What I do think Whitman meant is that when poets undertake the search for meaning, for truth, in such an intentional way, they not only write poems that capture that truth, they actually live the truth, they then become the truth themselves. When Abraham bargained with God over the outcome of Sodom, he discovered, not that God could be bargained with, but that good is far more powerful than evil. Even ten good men could transform and save a city. And whenever Moses complained to God about his inability to perform the ministry God had laid before him, he learned that God could transform his perceptions of himself as a murderer, as an inept prophet, or as a leader separate from the sinful actions of his people….

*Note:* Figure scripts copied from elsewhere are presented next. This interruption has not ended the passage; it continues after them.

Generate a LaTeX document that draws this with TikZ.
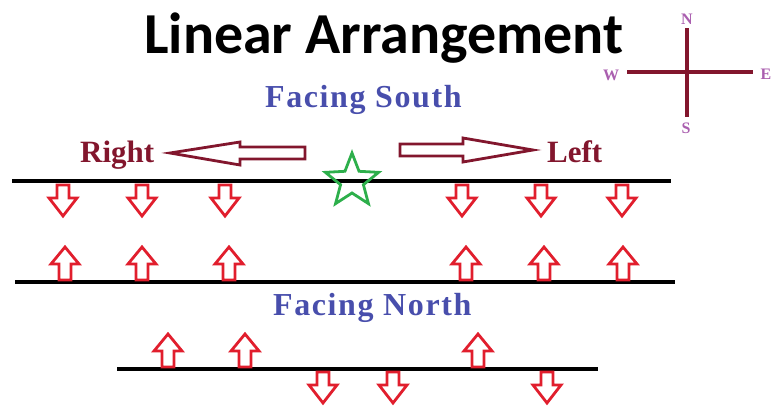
\documentclass[tikz,border=0pt]{standalone}
\usepackage{fontspec}
\setmainfont{Liberation Serif}
\newfontfamily\titlefont{Carlito}
\definecolor{arrred}{RGB}{225,30,45}
\definecolor{darkred}{RGB}{130,22,45}
\definecolor{facingblue}{RGB}{72,78,172}
\definecolor{compasspurple}{RGB}{170,95,175}
\definecolor{stargreen}{RGB}{45,175,75}
\tikzset{
  txt/.style={inner sep=0pt, anchor=base west},
  clabel/.style={text=compasspurple, inner sep=0pt, font=\bfseries\fontsize{16}{17}\selectfont},
  hollow/.style={draw=arrred, line width=2.8pt, fill=white, line join=miter},
  bighollow/.style={draw=darkred, line width=2.8pt, fill=white, line join=miter},
  baseline/.style={draw=black, line width=3.4pt},
  compassline/.style={draw=darkred, line width=3.6pt},
  darr/.pic={\path[hollow] (-6,0) -- (6,0) -- (6,13) -- (14,13) -- (0,31) -- (-14,13) -- (-6,13) -- cycle;},
  uarr/.pic={\path[hollow] (-6,0) -- (6,0) -- (6,-16) -- (14,-16) -- (0,-33) -- (-14,-16) -- (-6,-16) -- cycle;}
}
\begin{document}
\begin{tikzpicture}[x=1pt,y=-1pt]
\useasboundingbox (0,0) rectangle (774,407);
% title
\node[txt, text depth=0pt] (title) at (144,53) {\titlefont\bfseries\fontsize{58}{60}\selectfont Linear Arrangement};
\node[txt, text=facingblue] (south) at (265,107) {\bfseries\fontsize{32}{34}\selectfont\addfontfeatures{LetterSpace=5} Facing South};
\node[txt, text=facingblue] (north) at (273,315) {\bfseries\fontsize{32}{34}\selectfont\addfontfeatures{LetterSpace=5} Facing North};
\node[txt, text=darkred] (right) at (80,162) {\bfseries\fontsize{31}{32}\selectfont Right};
\node[txt, text=darkred] (left) at (547,162) {\bfseries\fontsize{31}{32}\selectfont Left};
% compass
\coordinate (cn) at (687,28);
\coordinate (cs) at (687,117);
\coordinate (cw) at (627,72);
\coordinate (ce) at (753,72);
\draw[compassline] (cn) -- (cs);
\draw[compassline] (cw) -- (ce);
\node[clabel] (N) at (687,19) {N};
\node[clabel] (S) at (686,128) {S};
\node[clabel] (W) at (611,75) {W};
\node[clabel] (E) at (766,74) {E};
% big direction arrows
\path[bighollow] (305,147) -- (240,147) -- (240,142) -- (170,153) -- (240,165) -- (240,159) -- (305,159) -- cycle;
\path[bighollow] (400,144) -- (463,144) -- (463,138) -- (533,150) -- (463,162) -- (463,156) -- (400,156) -- cycle;
% lines
\coordinate (l1a) at (12,181); \coordinate (l1b) at (671,181);
\coordinate (l2a) at (15,282); \coordinate (l2b) at (675,282);
\coordinate (l3a) at (117,369); \coordinate (l3b) at (598,369);
\draw[baseline] (l1a) -- (l1b);
\draw[baseline] (l2a) -- (l2b);
\draw[baseline] (l3a) -- (l3b);
% star
\path[draw=stargreen, line width=2.8pt, line join=miter, shift={(352,181)}]
  (-90:28) -- (-54:12) -- (-18:28) -- (18:12) -- (54:28) -- (90:12) -- (126:28) -- (162:12) -- (198:28) -- (234:12) -- cycle;
% row 1 down
\foreach \x in {63,142,225,462,541,622} \pic at (\x,185) {darr};
% row 2 up
\foreach \x in {65,142,229,466,544,623} \pic at (\x,280) {uarr};
% row 3
\foreach \x in {168,245,478} \pic at (\x,367) {uarr};
\foreach \x in {323,393,547} \pic at (\x,372) {darr};
\end{tikzpicture}
\end{document}
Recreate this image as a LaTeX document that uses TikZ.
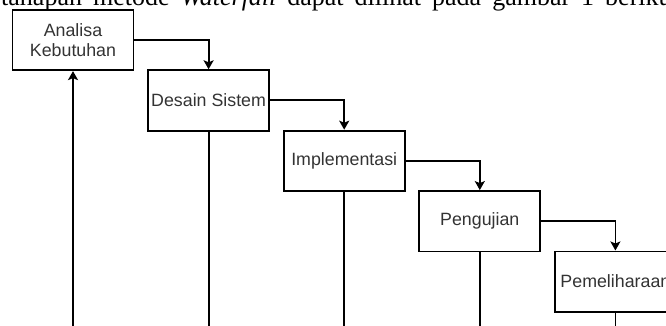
\documentclass[tikz,border=0pt]{standalone}
\usepackage{fontspec}
\setmainfont{Liberation Serif}
\newfontfamily\boxfont{Liberation Sans}
\usetikzlibrary{arrows.meta}
\definecolor{textgray}{HTML}{333333}
\begin{document}
\begin{tikzpicture}[x=1pt,y=-1pt,
  stage/.style={draw=black, line width=1.8pt, minimum width=121pt, minimum height=60.4pt,
    inner sep=0pt, align=center, text=textgray, font=\boxfont\fontsize{17.8}{20.5}\selectfont},
  flow/.style={draw=black, line width=1.8pt, -{Stealth[length=9pt,width=10pt,inset=2pt]}},
  drop/.style={draw=black, line width=1.8pt}]
\useasboundingbox (0,0) rectangle (666,326);
\clip (0,0) rectangle (666,326);
\node[anchor=base west, inner sep=0pt, font=\fontsize{26}{30}\selectfont] (intro) at (1,5.3)
  {\spaceskip=11pt tahapan metode \textit{Waterfall} dapat dilihat pada gambar 1 berikut:};
\coordinate (floor) at (0,332);
\node[stage] (b1) at (73,40) {Analisa\\Kebutuhan};
\node[stage] (b2) at (208.6,100.4) {Desain Sistem};
\node[stage] (b3) at (344.2,160.8) {Implementasi};
\node[stage] (b4) at (479.8,221.2) {Pengujian};
\node[stage] (b5) at (615.4,281.6) {Pemeliharaan};
\draw[flow] (b1.east) -| (b2.north);
\draw[flow] (b2.east) -| (b3.north);
\draw[flow] (b3.east) -| (b4.north);
\draw[flow] (b4.east) -| (b5.north);
\draw[flow] (b1.south |- floor) -- (b1.south);
\draw[drop] (b2.south) -- (b2.south |- floor);
\draw[drop] (b3.south) -- (b3.south |- floor);
\draw[drop] (b4.south) -- (b4.south |- floor);
\draw[drop] (b5.south) -- (b5.south |- floor);
\end{tikzpicture}
\end{document}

The Spanish philosopher Miguel de Unamuno once said that we will be judged not so much by what we have done as by what we hoped to be. Now we may be tempted to reply to him that the way to hell is paved with good intentions. However, Unamuno is not talking about the difference between intention and action. If we truly hope for something, we will make every effort to achieve it. Our desire will be the center and motivator of our lives. Our desire will possess us until we become that desire. Whether we accomplish the goal is irrelevant because we have become the goal.

Assuming that there is a God to which we have to answer, this is comforting, to know that we turn into what we hope for to become the goal itself. If I hope to be a good writer, someone who will make a difference perhaps, then my striving to do so will accomplish the very purpose I so much want to see. Transformation will take place and so slowly I do not notice. I can only hope..

One thought on “What Transforms Us

  1. Thank you for this. If we don’t strive, we will never know what we might be capable of. If your purposes in self-expression are not aggressive, it would be a loss to the rest of us if you were deterred by those whose purposes are aggressively beligerent.

    As for #”good intentions”, if we really intend something, we will try are best to achieve it. My intentions are revealed by the work I engage in, not by how many times I say “I really must do something about that”. We will learn, even from projects we can’t immediately complete. As we’ve said to our children, all we can do is give it our best shot, and we will know in our hearts if that’s true or not. Every time we make a little progress in overcoming our own shortcomings, be they lack of courage, inertia, or sinking back into former habits of thought we wish to outgrow, that is transformative.
    I wish us all a fair wind, and all the help we can get.